# Short problem:
Write out the material again exactly, please, and omit the pictures.
------------
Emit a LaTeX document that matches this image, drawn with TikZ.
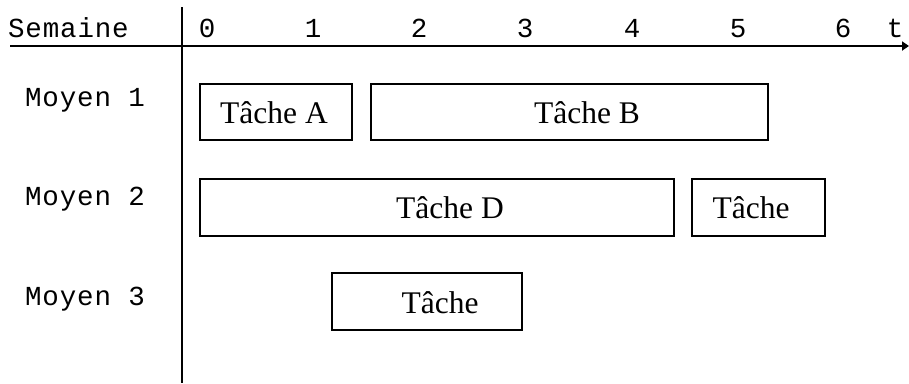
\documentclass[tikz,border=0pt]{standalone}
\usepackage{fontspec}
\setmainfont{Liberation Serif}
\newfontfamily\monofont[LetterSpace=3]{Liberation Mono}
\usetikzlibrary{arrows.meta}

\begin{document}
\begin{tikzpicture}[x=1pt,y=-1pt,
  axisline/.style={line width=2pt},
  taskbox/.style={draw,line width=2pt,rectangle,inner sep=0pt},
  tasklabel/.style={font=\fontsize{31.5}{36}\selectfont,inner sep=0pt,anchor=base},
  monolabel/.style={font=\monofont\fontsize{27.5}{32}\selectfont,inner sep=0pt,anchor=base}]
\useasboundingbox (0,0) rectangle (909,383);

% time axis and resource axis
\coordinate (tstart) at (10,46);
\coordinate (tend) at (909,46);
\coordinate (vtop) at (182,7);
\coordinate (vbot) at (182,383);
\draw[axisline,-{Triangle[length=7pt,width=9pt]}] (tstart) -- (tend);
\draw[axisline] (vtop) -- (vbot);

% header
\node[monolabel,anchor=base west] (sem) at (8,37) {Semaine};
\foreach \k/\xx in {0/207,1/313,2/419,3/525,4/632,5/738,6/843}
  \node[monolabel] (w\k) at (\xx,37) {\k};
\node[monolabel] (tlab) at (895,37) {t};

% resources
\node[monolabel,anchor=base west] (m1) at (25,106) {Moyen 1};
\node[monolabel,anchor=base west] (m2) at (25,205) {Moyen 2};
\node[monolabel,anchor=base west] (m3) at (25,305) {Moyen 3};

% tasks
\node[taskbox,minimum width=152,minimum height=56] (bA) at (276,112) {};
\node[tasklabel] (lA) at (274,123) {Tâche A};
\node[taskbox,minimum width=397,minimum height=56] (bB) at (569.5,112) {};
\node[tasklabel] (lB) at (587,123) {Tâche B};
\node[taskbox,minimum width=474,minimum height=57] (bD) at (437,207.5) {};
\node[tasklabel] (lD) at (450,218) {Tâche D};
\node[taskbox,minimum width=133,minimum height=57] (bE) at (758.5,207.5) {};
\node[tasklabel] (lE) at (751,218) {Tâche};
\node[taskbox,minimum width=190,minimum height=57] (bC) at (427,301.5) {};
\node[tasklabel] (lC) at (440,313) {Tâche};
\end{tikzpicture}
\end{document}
------------
# Task response:
Emit a LaTeX document that matches this image, drawn with TikZ.
\documentclass[tikz,border=0pt]{standalone}
\usepackage{fontspec}
\setmainfont{Liberation Serif}
\newfontfamily\monofont[LetterSpace=3]{Liberation Mono}
\usetikzlibrary{arrows.meta}

\begin{document}
\begin{tikzpicture}[x=1pt,y=-1pt,
  axisline/.style={line width=2pt},
  taskbox/.style={draw,line width=2pt,rectangle,inner sep=0pt},
  tasklabel/.style={font=\fontsize{31.5}{36}\selectfont,inner sep=0pt,anchor=base},
  monolabel/.style={font=\monofont\fontsize{27.5}{32}\selectfont,inner sep=0pt,anchor=base}]
\useasboundingbox (0,0) rectangle (909,383);

% time axis and resource axis
\coordinate (tstart) at (10,46);
\coordinate (tend) at (909,46);
\coordinate (vtop) at (182,7);
\coordinate (vbot) at (182,383);
\draw[axisline,-{Triangle[length=7pt,width=9pt]}] (tstart) -- (tend);
\draw[axisline] (vtop) -- (vbot);

% header
\node[monolabel,anchor=base west] (sem) at (8,37) {Semaine};
\foreach \k/\xx in {0/207,1/313,2/419,3/525,4/632,5/738,6/843}
  \node[monolabel] (w\k) at (\xx,37) {\k};
\node[monolabel] (tlab) at (895,37) {t};

% resources
\node[monolabel,anchor=base west] (m1) at (25,106) {Moyen 1};
\node[monolabel,anchor=base west] (m2) at (25,205) {Moyen 2};
\node[monolabel,anchor=base west] (m3) at (25,305) {Moyen 3};

% tasks
\node[taskbox,minimum width=152,minimum height=56] (bA) at (276,112) {};
\node[tasklabel] (lA) at (274,123) {Tâche A};
\node[taskbox,minimum width=397,minimum height=56] (bB) at (569.5,112) {};
\node[tasklabel] (lB) at (587,123) {Tâche B};
\node[taskbox,minimum width=474,minimum height=57] (bD) at (437,207.5) {};
\node[tasklabel] (lD) at (450,218) {Tâche D};
\node[taskbox,minimum width=133,minimum height=57] (bE) at (758.5,207.5) {};
\node[tasklabel] (lE) at (751,218) {Tâche};
\node[taskbox,minimum width=190,minimum height=57] (bC) at (427,301.5) {};
\node[tasklabel] (lC) at (440,313) {Tâche};
\end{tikzpicture}
\end{document}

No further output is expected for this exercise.